The issue first arose at the October, 2017 meeting of the Battery Park City Committee of Community Board 1 (CB1), where chairwoman Tammy Meltzer recounted a series of such incidents in recent years (some of which ended in fatalities), and observed, “there is no way to get up from the river once you’re in, and there’s no way for anybody who wants to help to get down. There are no chains, rope holds, or bars for people to hold on to, or use to climb out. The only ways to get back onto land are the docks at North Cove Marina, or the ferry terminal near 300 Vesey Street.” She also observed that, “on the water side of Esplanade wall, the cement is jagged,” which prevents anybody in the water from holding on.
Ms. Meltzer also noted at the October meeting, “the BPCA is now putting out a request for proposals for new way finding signage, and life preservers could be made a part of that package.” The following month, several residents raised the same subject at the BPCA’s Open Community Meeting.
At Tuesday’s session of the Battery Park City Committee, the Authority’s new president, B.J. Jones, announced that the BPCA had decided to implement this proposal. “The community asked, and we answered,” said Mr. Jones. “Accidents and emergencies happen, and while we urge people to always take care along the Esplanade, as a waterfront community we’ll always look to implement common-sense precautions aimed at keeping the public safe.”

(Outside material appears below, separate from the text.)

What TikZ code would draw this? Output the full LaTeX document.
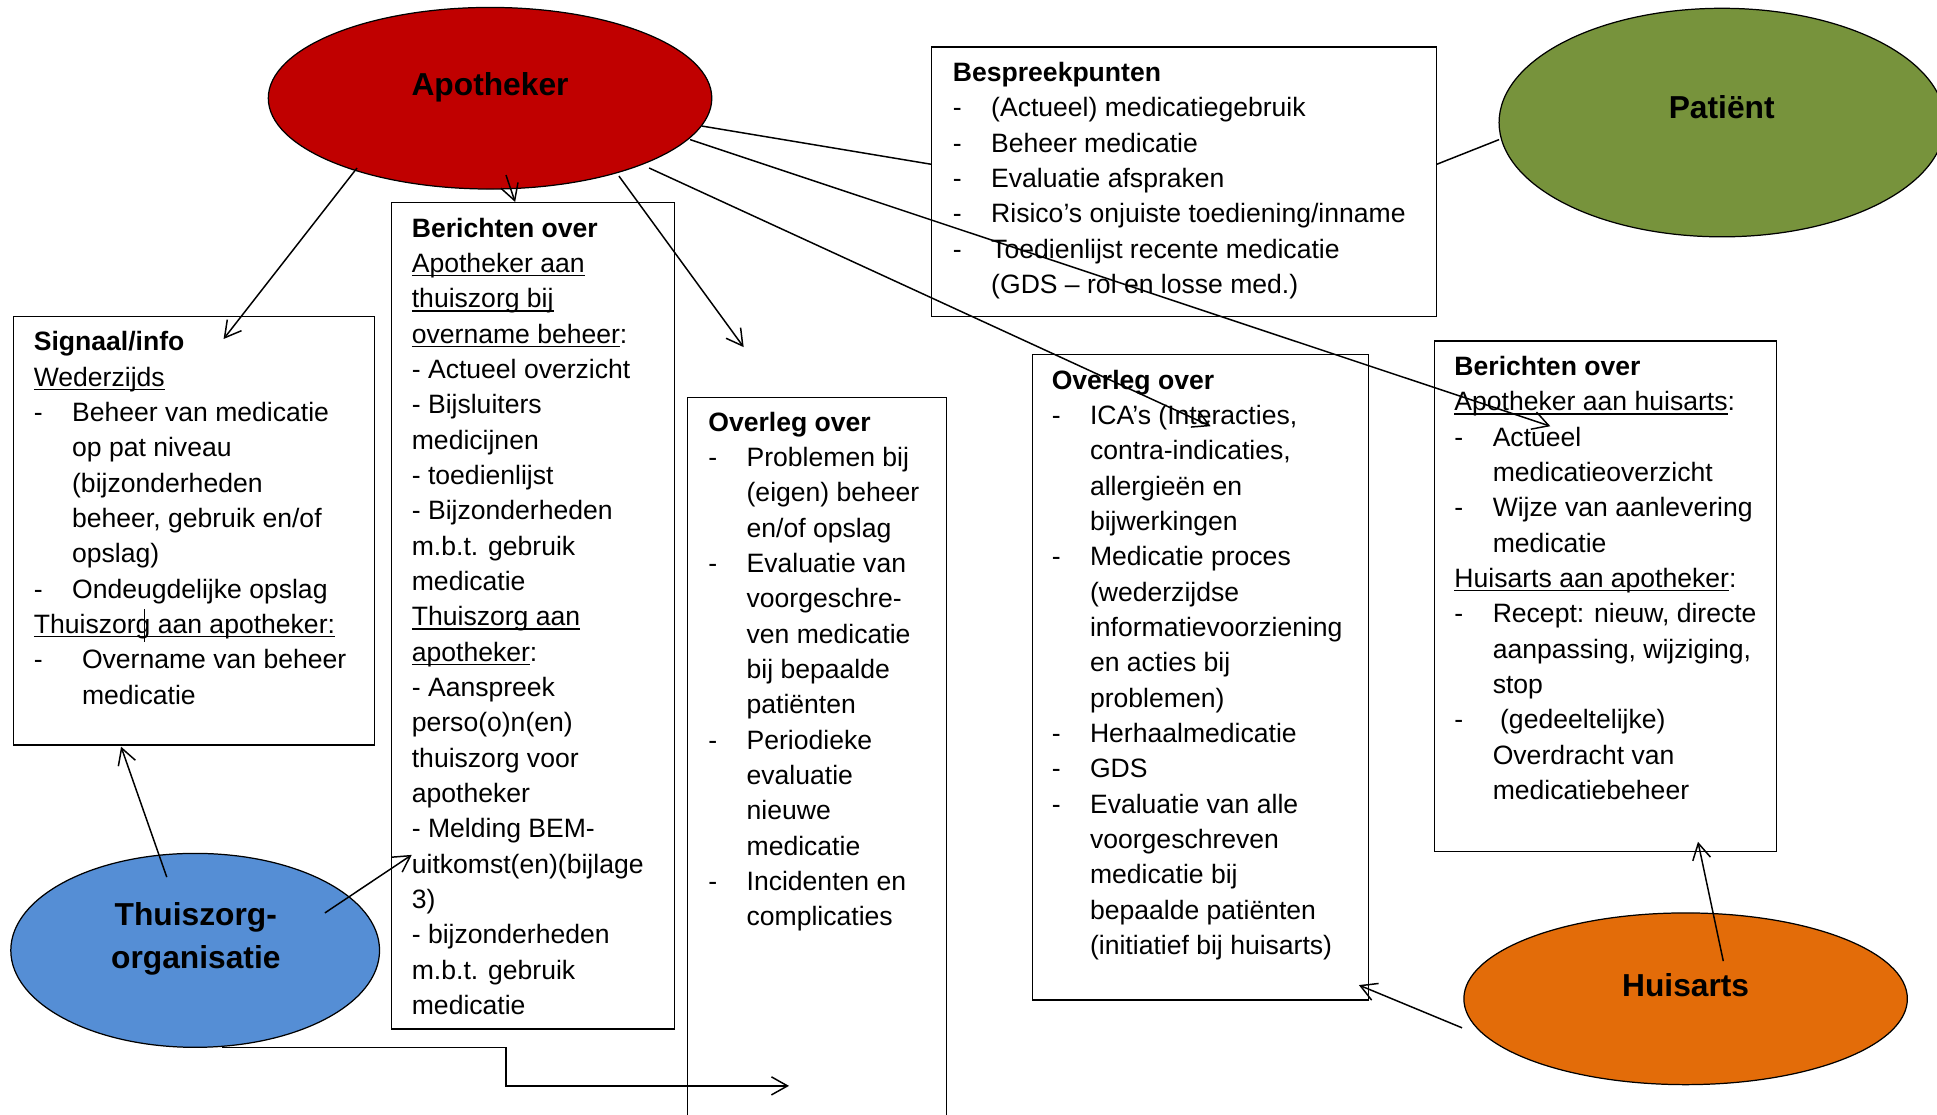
\documentclass[tikz,border=0pt]{standalone}
\usepackage{fontspec}
\setmainfont{Liberation Sans}
\usetikzlibrary{shapes.geometric,arrows.meta,fit,calc}
\definecolor{apored}{RGB}{192,0,0}
\definecolor{patgreen}{RGB}{119,147,60}
\definecolor{thzblue}{RGB}{85,142,213}
\definecolor{huiorange}{RGB}{227,108,9}
\newcommand\undl[1]{\leavevmode\setbox0=\hbox{#1}\rlap{\rule[-1.6pt]{\wd0}{0.6pt}}\box0}
\newcommand\dashitem[1]{\leavevmode\makebox[15.5pt][l]{-}#1}
\newcommand\contline[1]{\leavevmode\hspace*{15.5pt}#1}
\tikzset{
  boxed/.style={draw=black, line width=0.5pt, inner sep=0pt, outer sep=0pt},
  ell/.style={ellipse, draw=black, line width=0.5pt, inner sep=0pt},
  txt/.style={inner sep=0pt, anchor=base west, font=\fontsize{10.75pt}{14.3pt}\selectfont},
  lbl/.style={inner sep=0pt, anchor=base, font=\fontsize{12.85pt}{17.5pt}\selectfont\bfseries},
  conn/.style={line width=0.6pt},
  arr/.style={conn, -{Straight Barb[length=6.5pt,width=7.3pt]}},
}
\begin{document}
\begin{tikzpicture}[x=0.5pt,y=-0.5pt]
\useasboundingbox (0,0) rectangle (1568,902);

% boxes
\node[boxed, fit={(754,38) (1163,256)}] (besp) {};
\node[boxed, fit={(11,256.4) (303,603)}] (sig) {};
\node[boxed, fit={(317,164) (545.7,833)}] (berL) {};
\node[boxed, fit={(556.5,322) (766.4,925)}] (ovM) {};
\node[boxed, fit={(835.5,287) (1107.6,809.5)}] (ovR) {};
\node[boxed, fit={(1161,276) (1438.3,689.5)}] (berR) {};

% ellipses
\node[ell, fill=apored, minimum width=179.5pt, minimum height=73.5pt] (apo) at (396.7,79.5) {};
\node[ell, fill=patgreen, minimum width=180.5pt, minimum height=92.5pt] (pat) at (1394,99.2) {};
\node[ell, fill=thzblue, minimum width=149.25pt, minimum height=78.5pt] (thz) at (158,769.3) {};
\node[ell, fill=huiorange, minimum width=179.5pt, minimum height=69.5pt] (hui) at (1364.5,808.5) {};

% ellipse labels
\node[lbl] (apoT) at (396.7,77) {Apotheker};
\node[lbl] (patT) at (1393.7,95.8) {Patiënt};
\node[lbl] (huiT) at (1364.5,806.8) {Huisarts};
\node[lbl] (thzT) at (158.5,748.8) {\parbox[t]{140pt}{\centering Thuiszorg-\\organisatie}};

% box texts
\node[txt] (bespT) at (771,66) {\parbox[t]{230pt}{\raggedright
\textbf{Bespreekpunten}\\
\dashitem{(Actueel) medicatiegebruik}\\
\dashitem{Beheer medicatie}\\
\dashitem{Evaluatie afspraken}\\
\dashitem{Risico’s onjuiste toediening/inname}\\
\dashitem{Toedienlijst recente medicatie}\\
\contline{(GDS – rol en losse med.)}}};

\node[txt] (sigT) at (27,284) {\parbox[t]{160pt}{\raggedright
\textbf{Signaal/info}\\
\undl{Wederzijds}\\
\dashitem{Beheer van medicatie}\\
\contline{op pat niveau}\\
\contline{(bijzonderheden}\\
\contline{beheer, gebruik en/of}\\
\contline{opslag)}\\
\dashitem{Ondeugdelijke opslag}\\
\undl{Thuiszorg aan apotheker:}\\
\leavevmode\makebox[19.5pt][l]{-}Overname van beheer\\
\leavevmode\hspace*{19.5pt}medicatie}};

\node[txt] (berLT) at (333,192) {\parbox[t]{130pt}{\raggedright
\textbf{Berichten over}\\
\undl{Apotheker aan}\\
\undl{thuiszorg bij}\\
\undl{overname beheer}:\\
- Actueel overzicht\\
- Bijsluiters\\
medicijnen\\
- toedienlijst\\
- Bijzonderheden\\
m.b.t. gebruik\\
medicatie\\
\undl{Thuiszorg aan}\\
\undl{apotheker}:\\
- Aanspreek\\
perso(o)n(en)\\
thuiszorg voor\\
apotheker\\
- Melding BEM-\\
uitkomst(en)(bijlage\\
3)\\
- bijzonderheden\\
m.b.t. gebruik\\
medicatie}};

\node[txt] (ovMT) at (573,349) {\parbox[t]{120pt}{\raggedright
\textbf{Overleg over}\\
\dashitem{Problemen bij}\\
\contline{(eigen) beheer}\\
\contline{en/of opslag}\\
\dashitem{Evaluatie van}\\
\contline{voorgeschre-}\\
\contline{ven medicatie}\\
\contline{bij bepaalde}\\
\contline{patiënten}\\
\dashitem{Periodieke}\\
\contline{evaluatie}\\
\contline{nieuwe}\\
\contline{medicatie}\\
\dashitem{Incidenten en}\\
\contline{complicaties}}};

\node[txt] (ovRT) at (851,315) {\parbox[t]{150pt}{\raggedright
\textbf{Overleg over}\\
\dashitem{ICA’s (Interacties,}\\
\contline{contra-indicaties,}\\
\contline{allergieën en}\\
\contline{bijwerkingen}\\
\dashitem{Medicatie proces}\\
\contline{(wederzijdse}\\
\contline{informatievoorziening}\\
\contline{en acties bij}\\
\contline{problemen)}\\
\dashitem{Herhaalmedicatie}\\
\dashitem{GDS}\\
\dashitem{Evaluatie van alle}\\
\contline{voorgeschreven}\\
\contline{medicatie bij}\\
\contline{bepaalde patiënten}\\
\contline{(initiatief bij huisarts)}}};

\node[txt] (berRT) at (1177,304) {\parbox[t]{150pt}{\raggedright
\textbf{Berichten over}\\
\undl{Apotheker aan huisarts}:\\
\dashitem{Actueel}\\
\contline{medicatieoverzicht}\\
\dashitem{Wijze van aanlevering}\\
\contline{medicatie}\\
\undl{Huisarts aan apotheker}:\\
\dashitem{Recept: nieuw, directe}\\
\contline{aanpassing, wijziging,}\\
\contline{stop}\\
\dashitem{\ (gedeeltelijke)}\\
\contline{Overdracht van}\\
\contline{medicatiebeheer}}};

% text cursor mark
\draw[line width=0.5pt] (117,493) -- (117,520);

% connectors
\draw[conn] ($(apo.center)+(171.3,22.5)$) -- ($(besp.north west)+(0,95)$);
\draw[conn] ($(pat.center)+(-180.5,13.8)$) -- ($(besp.north east)+(0,95)$);
\draw[arr] ($(apo.center)+(161.9,33.5)$) -- ($(berR.north west)+(94,69)$);
\draw[arr] ($(apo.center)+(128.8,56.5)$) -- ($(ovR.north west)+(144.5,58)$);
\coordinate (ovMfree) at ($(ovM.north west)+(45.5,-41)$);
\draw[arr] ($(apo.center)+(104.3,63)$) -- (ovMfree);
\draw[arr] ($(apo.center)+(12.9,62.2)$) -- ($(berL.north west)+(100,-0.5)$);
\draw[arr] ($(apo.center)+(-107.7,56.5)$) -- ($(sig.north west)+(170,18)$);
\draw[arr] ($(thz.center)+(-23,-59.3)$) -- ($(sig.south west)+(87,1.4)$);
\draw[arr] ($(thz.center)+(105,-30.3)$) -- ($(berL.north west)+(16.3,528)$);
\draw[arr] ($(thz.center)+(21.5,78.7)$) -- ++(230,0) |- ($(ovM.north west)+(82.2,557)$);
\draw[arr] ($(hui.center)+(30.5,-30.5)$) -- ($(berR.south west)+(213.5,-8.1)$);
\draw[arr] ($(hui.center)+(-181,23.5)$) -- ($(ovR.south east)+(-7.6,-12.1)$);
\end{tikzpicture}
\end{document}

Afterward, Justine Cuccia, a resident who is also one of the founders of the grassroots organization, Democracy for Battery Park City, reflected that, “the BPCA got two very important things right with this decision. The first is the outcome itself: Placing life rings on the Esplanade is a low-cost, low-risk way to save lives. The second win is how they came to this decision — through discussion, collaboration, and partnership with the community. This is a model for how the relationship between the BPCA and Battery Park City residents should always work.”
Battery Park City Authority president Benjamin Jones: “The community asked, and we answered. We always aim to be an agent of community well-being, and an integral part of that is listening to our residents, concerns and making improvements where we can.”
As part of the rollout, the BPCA has installed the first two cabinets containing life preservers and ropes in the southern end of Battery Park City, at the end of Pier A and at the tip of Wagner Park. In coming weeks, the Authority plans to position similar equipment at five additional locations:
* the North Esplanade, behind Stuyvesant High School
* the Rockefeller Park Esplanade, near the Ulysses statue
* the Rockefeller park Esplanade, near the pool tables
* the Esplanade, near Rector Place
* the Wagner Park Esplanade, behind the Museum of Jewish Heritage
Mr. Jones added, “we always aim to be an agent of community well-being, and an integral part of that is listening to our residents’ concerns and making improvements where we can.”